(Aim of the task)
Below is a listing to write out in full, exactly as given, without its pictures.
********************
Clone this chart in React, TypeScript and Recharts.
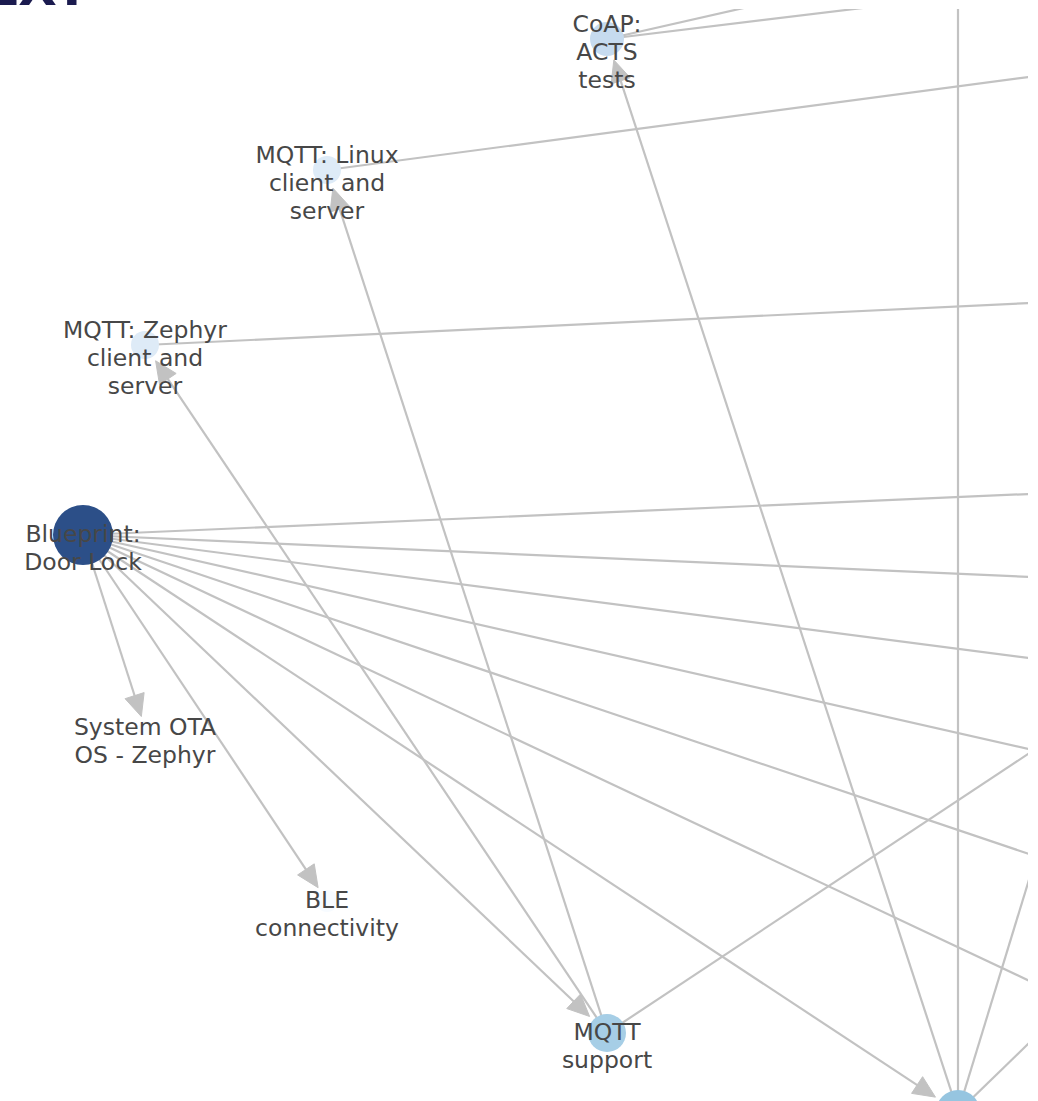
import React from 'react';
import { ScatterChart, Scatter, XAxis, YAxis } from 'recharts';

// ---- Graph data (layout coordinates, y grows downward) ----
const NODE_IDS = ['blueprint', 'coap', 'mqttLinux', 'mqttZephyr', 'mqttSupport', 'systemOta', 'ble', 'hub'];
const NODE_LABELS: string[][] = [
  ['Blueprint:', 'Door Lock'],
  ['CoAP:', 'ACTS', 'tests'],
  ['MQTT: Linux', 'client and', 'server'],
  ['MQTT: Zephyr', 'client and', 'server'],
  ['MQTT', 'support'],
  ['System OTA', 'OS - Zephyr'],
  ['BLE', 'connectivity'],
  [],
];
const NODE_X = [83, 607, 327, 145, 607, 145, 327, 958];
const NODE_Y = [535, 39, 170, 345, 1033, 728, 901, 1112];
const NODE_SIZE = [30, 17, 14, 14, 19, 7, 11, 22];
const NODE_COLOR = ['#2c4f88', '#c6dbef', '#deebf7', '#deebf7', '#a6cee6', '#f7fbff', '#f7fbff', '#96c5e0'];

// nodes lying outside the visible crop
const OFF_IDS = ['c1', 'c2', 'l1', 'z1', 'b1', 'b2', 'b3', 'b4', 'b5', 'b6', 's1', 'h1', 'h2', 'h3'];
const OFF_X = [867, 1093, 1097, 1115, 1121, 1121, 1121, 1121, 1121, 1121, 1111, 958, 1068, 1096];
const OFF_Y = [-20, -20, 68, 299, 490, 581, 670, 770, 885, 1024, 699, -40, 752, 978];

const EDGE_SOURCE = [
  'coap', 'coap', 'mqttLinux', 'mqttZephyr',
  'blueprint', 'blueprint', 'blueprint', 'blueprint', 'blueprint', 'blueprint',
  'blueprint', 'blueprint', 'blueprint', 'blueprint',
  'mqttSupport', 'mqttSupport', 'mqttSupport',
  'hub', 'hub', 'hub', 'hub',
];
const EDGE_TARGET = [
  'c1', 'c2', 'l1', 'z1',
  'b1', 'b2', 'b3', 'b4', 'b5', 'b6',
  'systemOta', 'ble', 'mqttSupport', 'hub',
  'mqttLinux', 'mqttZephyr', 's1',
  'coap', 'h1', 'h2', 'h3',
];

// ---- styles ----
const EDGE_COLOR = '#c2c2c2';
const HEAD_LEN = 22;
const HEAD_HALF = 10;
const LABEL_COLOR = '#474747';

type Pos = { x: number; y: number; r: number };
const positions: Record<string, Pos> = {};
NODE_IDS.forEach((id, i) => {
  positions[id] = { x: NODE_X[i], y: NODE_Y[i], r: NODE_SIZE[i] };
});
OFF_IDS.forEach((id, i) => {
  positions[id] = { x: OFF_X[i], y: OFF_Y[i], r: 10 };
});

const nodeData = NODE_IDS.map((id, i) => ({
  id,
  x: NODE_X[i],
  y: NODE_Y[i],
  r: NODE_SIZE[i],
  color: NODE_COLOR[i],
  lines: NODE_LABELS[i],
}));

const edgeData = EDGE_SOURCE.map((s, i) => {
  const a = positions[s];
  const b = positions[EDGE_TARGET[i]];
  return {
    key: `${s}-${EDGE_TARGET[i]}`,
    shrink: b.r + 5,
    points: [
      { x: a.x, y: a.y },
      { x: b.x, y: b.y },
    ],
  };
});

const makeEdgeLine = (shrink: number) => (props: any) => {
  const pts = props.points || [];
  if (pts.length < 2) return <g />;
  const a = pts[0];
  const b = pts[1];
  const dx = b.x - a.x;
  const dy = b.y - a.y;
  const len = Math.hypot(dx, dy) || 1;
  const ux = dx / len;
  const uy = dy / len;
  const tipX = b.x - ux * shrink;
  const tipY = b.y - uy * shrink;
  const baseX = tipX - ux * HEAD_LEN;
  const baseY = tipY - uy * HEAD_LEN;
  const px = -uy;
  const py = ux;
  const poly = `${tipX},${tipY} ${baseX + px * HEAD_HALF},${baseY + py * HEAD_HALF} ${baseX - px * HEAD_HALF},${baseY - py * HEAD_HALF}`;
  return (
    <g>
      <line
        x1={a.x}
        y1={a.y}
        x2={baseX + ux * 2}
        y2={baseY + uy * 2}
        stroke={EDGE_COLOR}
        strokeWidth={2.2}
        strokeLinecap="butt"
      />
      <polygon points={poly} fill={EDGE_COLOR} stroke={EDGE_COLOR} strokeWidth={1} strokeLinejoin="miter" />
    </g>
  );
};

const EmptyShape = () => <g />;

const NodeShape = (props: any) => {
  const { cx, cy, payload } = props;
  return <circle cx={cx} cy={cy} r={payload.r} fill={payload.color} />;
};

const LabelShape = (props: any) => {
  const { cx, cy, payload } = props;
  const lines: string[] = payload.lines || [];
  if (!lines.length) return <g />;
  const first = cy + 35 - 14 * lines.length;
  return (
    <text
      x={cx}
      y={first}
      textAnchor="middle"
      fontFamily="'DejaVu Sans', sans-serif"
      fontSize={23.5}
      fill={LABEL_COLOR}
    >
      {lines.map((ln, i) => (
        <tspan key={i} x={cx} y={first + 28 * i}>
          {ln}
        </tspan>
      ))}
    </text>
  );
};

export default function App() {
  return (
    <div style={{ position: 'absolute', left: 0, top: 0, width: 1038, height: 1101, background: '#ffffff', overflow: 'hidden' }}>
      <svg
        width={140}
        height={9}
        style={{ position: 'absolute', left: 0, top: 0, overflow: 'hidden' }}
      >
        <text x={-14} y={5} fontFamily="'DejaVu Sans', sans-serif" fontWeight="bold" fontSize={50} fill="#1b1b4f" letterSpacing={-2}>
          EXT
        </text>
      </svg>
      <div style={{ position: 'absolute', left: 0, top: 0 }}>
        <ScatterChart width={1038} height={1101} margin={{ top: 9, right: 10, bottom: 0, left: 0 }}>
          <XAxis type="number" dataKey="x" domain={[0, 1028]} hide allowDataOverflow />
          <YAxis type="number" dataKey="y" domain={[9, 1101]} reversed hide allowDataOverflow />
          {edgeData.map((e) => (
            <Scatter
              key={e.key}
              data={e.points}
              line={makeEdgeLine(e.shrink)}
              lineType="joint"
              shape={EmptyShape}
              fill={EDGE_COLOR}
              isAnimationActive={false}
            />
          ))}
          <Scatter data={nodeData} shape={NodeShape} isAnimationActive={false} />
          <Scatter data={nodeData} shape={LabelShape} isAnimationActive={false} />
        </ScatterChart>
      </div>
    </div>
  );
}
********************
(Exercise solution)
Clone this chart in React, TypeScript and Recharts.
import React from 'react';
import { ScatterChart, Scatter, XAxis, YAxis } from 'recharts';

// ---- Graph data (layout coordinates, y grows downward) ----
const NODE_IDS = ['blueprint', 'coap', 'mqttLinux', 'mqttZephyr', 'mqttSupport', 'systemOta', 'ble', 'hub'];
const NODE_LABELS: string[][] = [
  ['Blueprint:', 'Door Lock'],
  ['CoAP:', 'ACTS', 'tests'],
  ['MQTT: Linux', 'client and', 'server'],
  ['MQTT: Zephyr', 'client and', 'server'],
  ['MQTT', 'support'],
  ['System OTA', 'OS - Zephyr'],
  ['BLE', 'connectivity'],
  [],
];
const NODE_X = [83, 607, 327, 145, 607, 145, 327, 958];
const NODE_Y = [535, 39, 170, 345, 1033, 728, 901, 1112];
const NODE_SIZE = [30, 17, 14, 14, 19, 7, 11, 22];
const NODE_COLOR = ['#2c4f88', '#c6dbef', '#deebf7', '#deebf7', '#a6cee6', '#f7fbff', '#f7fbff', '#96c5e0'];

// nodes lying outside the visible crop
const OFF_IDS = ['c1', 'c2', 'l1', 'z1', 'b1', 'b2', 'b3', 'b4', 'b5', 'b6', 's1', 'h1', 'h2', 'h3'];
const OFF_X = [867, 1093, 1097, 1115, 1121, 1121, 1121, 1121, 1121, 1121, 1111, 958, 1068, 1096];
const OFF_Y = [-20, -20, 68, 299, 490, 581, 670, 770, 885, 1024, 699, -40, 752, 978];

const EDGE_SOURCE = [
  'coap', 'coap', 'mqttLinux', 'mqttZephyr',
  'blueprint', 'blueprint', 'blueprint', 'blueprint', 'blueprint', 'blueprint',
  'blueprint', 'blueprint', 'blueprint', 'blueprint',
  'mqttSupport', 'mqttSupport', 'mqttSupport',
  'hub', 'hub', 'hub', 'hub',
];
const EDGE_TARGET = [
  'c1', 'c2', 'l1', 'z1',
  'b1', 'b2', 'b3', 'b4', 'b5', 'b6',
  'systemOta', 'ble', 'mqttSupport', 'hub',
  'mqttLinux', 'mqttZephyr', 's1',
  'coap', 'h1', 'h2', 'h3',
];

// ---- styles ----
const EDGE_COLOR = '#c2c2c2';
const HEAD_LEN = 22;
const HEAD_HALF = 10;
const LABEL_COLOR = '#474747';

type Pos = { x: number; y: number; r: number };
const positions: Record<string, Pos> = {};
NODE_IDS.forEach((id, i) => {
  positions[id] = { x: NODE_X[i], y: NODE_Y[i], r: NODE_SIZE[i] };
});
OFF_IDS.forEach((id, i) => {
  positions[id] = { x: OFF_X[i], y: OFF_Y[i], r: 10 };
});

const nodeData = NODE_IDS.map((id, i) => ({
  id,
  x: NODE_X[i],
  y: NODE_Y[i],
  r: NODE_SIZE[i],
  color: NODE_COLOR[i],
  lines: NODE_LABELS[i],
}));

const edgeData = EDGE_SOURCE.map((s, i) => {
  const a = positions[s];
  const b = positions[EDGE_TARGET[i]];
  return {
    key: `${s}-${EDGE_TARGET[i]}`,
    shrink: b.r + 5,
    points: [
      { x: a.x, y: a.y },
      { x: b.x, y: b.y },
    ],
  };
});

const makeEdgeLine = (shrink: number) => (props: any) => {
  const pts = props.points || [];
  if (pts.length < 2) return <g />;
  const a = pts[0];
  const b = pts[1];
  const dx = b.x - a.x;
  const dy = b.y - a.y;
  const len = Math.hypot(dx, dy) || 1;
  const ux = dx / len;
  const uy = dy / len;
  const tipX = b.x - ux * shrink;
  const tipY = b.y - uy * shrink;
  const baseX = tipX - ux * HEAD_LEN;
  const baseY = tipY - uy * HEAD_LEN;
  const px = -uy;
  const py = ux;
  const poly = `${tipX},${tipY} ${baseX + px * HEAD_HALF},${baseY + py * HEAD_HALF} ${baseX - px * HEAD_HALF},${baseY - py * HEAD_HALF}`;
  return (
    <g>
      <line
        x1={a.x}
        y1={a.y}
        x2={baseX + ux * 2}
        y2={baseY + uy * 2}
        stroke={EDGE_COLOR}
        strokeWidth={2.2}
        strokeLinecap="butt"
      />
      <polygon points={poly} fill={EDGE_COLOR} stroke={EDGE_COLOR} strokeWidth={1} strokeLinejoin="miter" />
    </g>
  );
};

const EmptyShape = () => <g />;

const NodeShape = (props: any) => {
  const { cx, cy, payload } = props;
  return <circle cx={cx} cy={cy} r={payload.r} fill={payload.color} />;
};

const LabelShape = (props: any) => {
  const { cx, cy, payload } = props;
  const lines: string[] = payload.lines || [];
  if (!lines.length) return <g />;
  const first = cy + 35 - 14 * lines.length;
  return (
    <text
      x={cx}
      y={first}
      textAnchor="middle"
      fontFamily="'DejaVu Sans', sans-serif"
      fontSize={23.5}
      fill={LABEL_COLOR}
    >
      {lines.map((ln, i) => (
        <tspan key={i} x={cx} y={first + 28 * i}>
          {ln}
        </tspan>
      ))}
    </text>
  );
};

export default function App() {
  return (
    <div style={{ position: 'absolute', left: 0, top: 0, width: 1038, height: 1101, background: '#ffffff', overflow: 'hidden' }}>
      <svg
        width={140}
        height={9}
        style={{ position: 'absolute', left: 0, top: 0, overflow: 'hidden' }}
      >
        <text x={-14} y={5} fontFamily="'DejaVu Sans', sans-serif" fontWeight="bold" fontSize={50} fill="#1b1b4f" letterSpacing={-2}>
          EXT
        </text>
      </svg>
      <div style={{ position: 'absolute', left: 0, top: 0 }}>
        <ScatterChart width={1038} height={1101} margin={{ top: 9, right: 10, bottom: 0, left: 0 }}>
          <XAxis type="number" dataKey="x" domain={[0, 1028]} hide allowDataOverflow />
          <YAxis type="number" dataKey="y" domain={[9, 1101]} reversed hide allowDataOverflow />
          {edgeData.map((e) => (
            <Scatter
              key={e.key}
              data={e.points}
              line={makeEdgeLine(e.shrink)}
              lineType="joint"
              shape={EmptyShape}
              fill={EDGE_COLOR}
              isAnimationActive={false}
            />
          ))}
          <Scatter data={nodeData} shape={NodeShape} isAnimationActive={false} />
          <Scatter data={nodeData} shape={LabelShape} isAnimationActive={false} />
        </ScatterChart>
      </div>
    </div>
  );
}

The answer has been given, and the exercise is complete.